Central banks are watching but not intervening with rate cuts. Both the Federal Reserve and the European Central Bank flagged energy-driven inflation as a top-tier risk in their May 2026 policy communications. Neither signaled monetary easing in response, a posture consistent with the view that a supply shock of this nature cannot be solved with cheaper credit.

What reopens the Strait, and what happens until it does

Diplomatic efforts to restore commercial transit have not produced a public timeline. U.S. Central Command continues to report elevated naval activity in and around the Strait, and Iran has not signaled conditions under which it would allow unrestricted shipping to resume. Until those conditions materialize, the physical reality is unchanged: the world is short millions of barrels a day, the emergency buffer is finite and depleting, and every week the closure persists compresses the margin between managed shortage and genuine crisis.

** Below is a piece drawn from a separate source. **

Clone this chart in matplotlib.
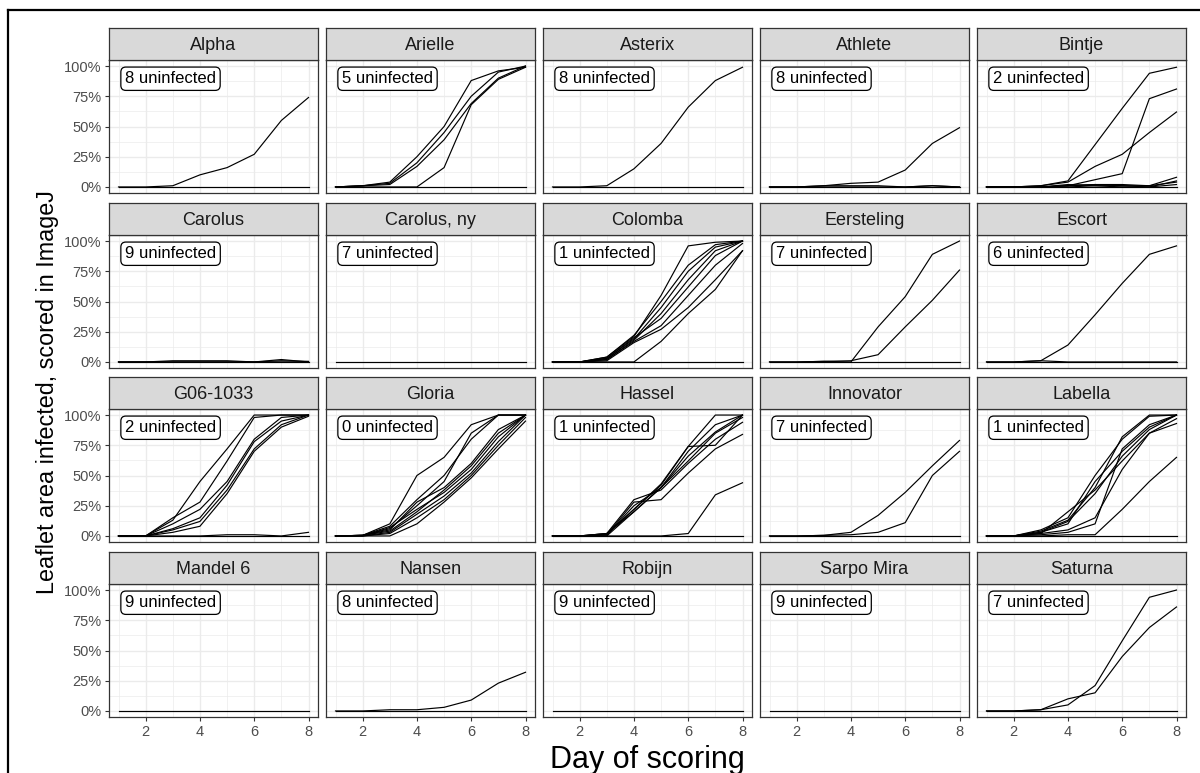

The next data points to watch are the EIA’s weekly petroleum status reports, any mid-cycle revision to the agency’s Short-Term Energy Outlook, and the IEA’s monthly Oil Market Report, expected in mid-June 2026. That IEA report will offer the most comprehensive accounting yet of how global trade flows have rerouted, whether emergency stocks are depleting faster than planned, and how much demand destruction, if any, has begun to take hold.

Until tankers are moving through the Strait again, the price of oil will keep reflecting a simple, uncomfortable calculation: the gap between what the world needs and what it can get is growing wider, not narrower, with each passing day.